2017-01-12 17:49:00

Syria's Catholic Leader Calls For End To Western Sanctions

(Vatican Radio) The leader of Syria's Catholic Church has urged the West and the United Nations to immediately end sanctions against his country and to stop supporting rebels, saying this is the only way to find a solution to a war that has claimed hundreds of thousands of lives. Ignatius Ephrem Joseph III Younan made the comments in an interview with Vatican Radio in Budapest, Hungary, where he also thanked Pope Francis for his prayers. 

Listen to the report by correspondent Stefan Bos: 

The patriarch is a man on a mission. After giving a lecture at Budapest's Pázmány Péter Catholic University he was to meet Hungarian Prime Minister Viktor Orbán and expected to discuss how Hungary can support persecuted Christians. 

He also wants Hungary to pressure the European Union and U.N. to end the war in his home country. 

"I still hope that the Western  countries, that means the Western politicians, would accept to stop financing and arming so-called because there would be otherwise no end to the sectarian war, " he said. 

"And I would hope, asking, for lifting the embargo, the sanctions  on Syria. Those sanctions surely harm the population, not those who are in the government," he added.


He also expressed concern about the kidnapping of many Christians, including Bishops Yohanna Ibrahim and Boulos Yazigi, who have been missing since their abduction in the northern city of Aleppo on April 22, 2013. 

"We hope to get news [from them], but till now, since the time of their kidnapping...we have no news."

"What we can do?", he wondered. "We have had many kidnapped people. Till now we have at least hundreds and perhaps thousands of kidnapped people," the patriarch explained. "I regret to say that we don't know about them."

With the war ongoing, as many as 600,000 Christians have fled, and thousands died. Those staying behind are facing multiple challenges: they are in the crossfire in fighting between opponents and supporters of President Bashar Assad or face attacks by the Islamic State group and other militants. 

Yet the Syrian church leader says he hopes Christian refugees will one day return to Syria, after Russian-backed Syrian forces "freed" the eastern part of the devestated Aleppo. "By the unification of Aleppo there is hope that Christians will be back like other residents who left Aleppo," he stressed.


However, "Ofcourse it will take time to get the needed reconciliation between the government and those who call themselves the opponents," the patriarch acknowledged. 

Amid the misery, he said, churches have been supplying water and other humanitarian aid.
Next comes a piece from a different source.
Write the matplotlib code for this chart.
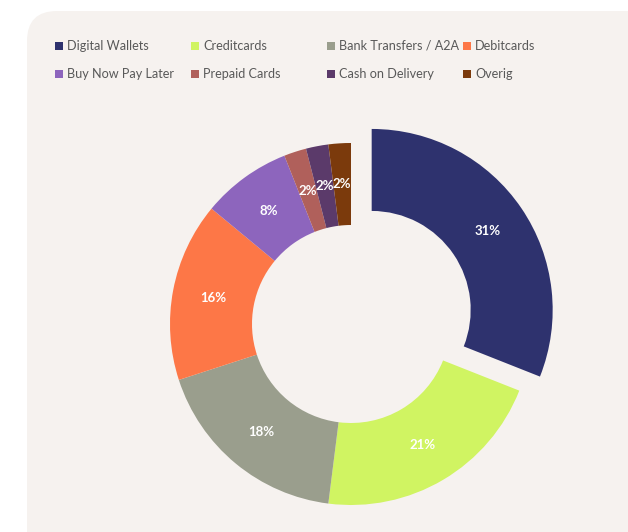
import matplotlib.pyplot as plt
from matplotlib.patches import FancyBboxPatch, Rectangle

categories = ["Digital Wallets", "Creditcards", "Bank Transfers / A2A", "Debitcards",
              "Buy Now Pay Later", "Prepaid Cards", "Cash on Delivery", "Overig"]
shares = [31, 21, 18, 16, 8, 2, 2, 2]
colors = ["#2e326e", "#d0f462", "#9a9e8d", "#fd7747",
          "#8d65bd", "#b0605b", "#5b3a6a", "#7b3a0c"]
explode = [25, 0, 0, 0, 0, 0, 0, 0]

W, H = 628, 532
fig = plt.figure(figsize=(W / 100, H / 100), dpi=100)
fig.patch.set_facecolor("white")
ax = fig.add_axes([0, 0, 1, 1])

# card background
bg = FancyBboxPatch((27, -60), 700, H - 11 + 60, boxstyle="round,pad=0,rounding_size=30",
                    facecolor="#f6f2ef", edgecolor="none", zorder=0)
ax.add_patch(bg)

wedges, texts, autotexts = ax.pie(
    shares, colors=colors, explode=explode, startangle=90, counterclock=False,
    center=(351, H - 324), radius=181, autopct="%d%%", pctdistance=0.775,
    wedgeprops=dict(width=82, linewidth=0), frame=True,
    textprops=dict(color="white", fontsize=9.5, fontweight="bold", family="Lato"))
ax.set_xlim(0, W)
ax.set_ylim(0, H)
ax.set_aspect("equal")
ax.axis("off")

# legend, 4 columns x 2 rows
for i, (name, c) in enumerate(zip(categories, colors)):
    x = 59 + 136 * (i % 4)
    y = H - (46 + 27.5 * (i // 4))
    ax.add_patch(Rectangle((x - 4, y - 4), 8, 8, facecolor=c, edgecolor="none", zorder=3))
    ax.text(x + 8, y, name, fontsize=9.1, color="#595959", va="center", ha="left",
            family="Lato", zorder=3)

fig.savefig("out.png", dpi=100)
And he has a special message for Pope Francis. "Ofcourse Pope Francis is doing a lot [such as] praying and calling on  the  international community to help stop the war either in Syria or in Iraq and not allowing those terrorists to get the possibility to kill others in the name of God [but] to stop them."

The patriarch is in Hungary as it is the first country in the world to have opened a government office  for persecuted Christians. 

"We don't want to discriminate against Muslim refugees", said Tamás Török, Hungary's deputy state secretary for combating persecution of Christians. 

Hungary was among the first EU countries to erect razor wire fences , backed by police and soldiers, to stop migrants fleeing war and poverty.


"I realize that these measures could also have impacted Christians. However real refugees will always be welcome in Hungary," Török told Vatican Radio. 

Behind the scenes talks have been held however on Hungary adopting at least some Christian refugees, though officials say the focus of the 'Office of the Deputy State Secretary for Persecuted Churches' will focus on providing aid to persecuted Chistians in their home countries and other areas. 

In recent days a government delegation already visited Iraq investigate the plight of persecuted  Christians, Török explained. 

Officials say the office will also provide aid to churches in the Middle East and other troubled areas, especially in the areas of Christian studies and by providing books.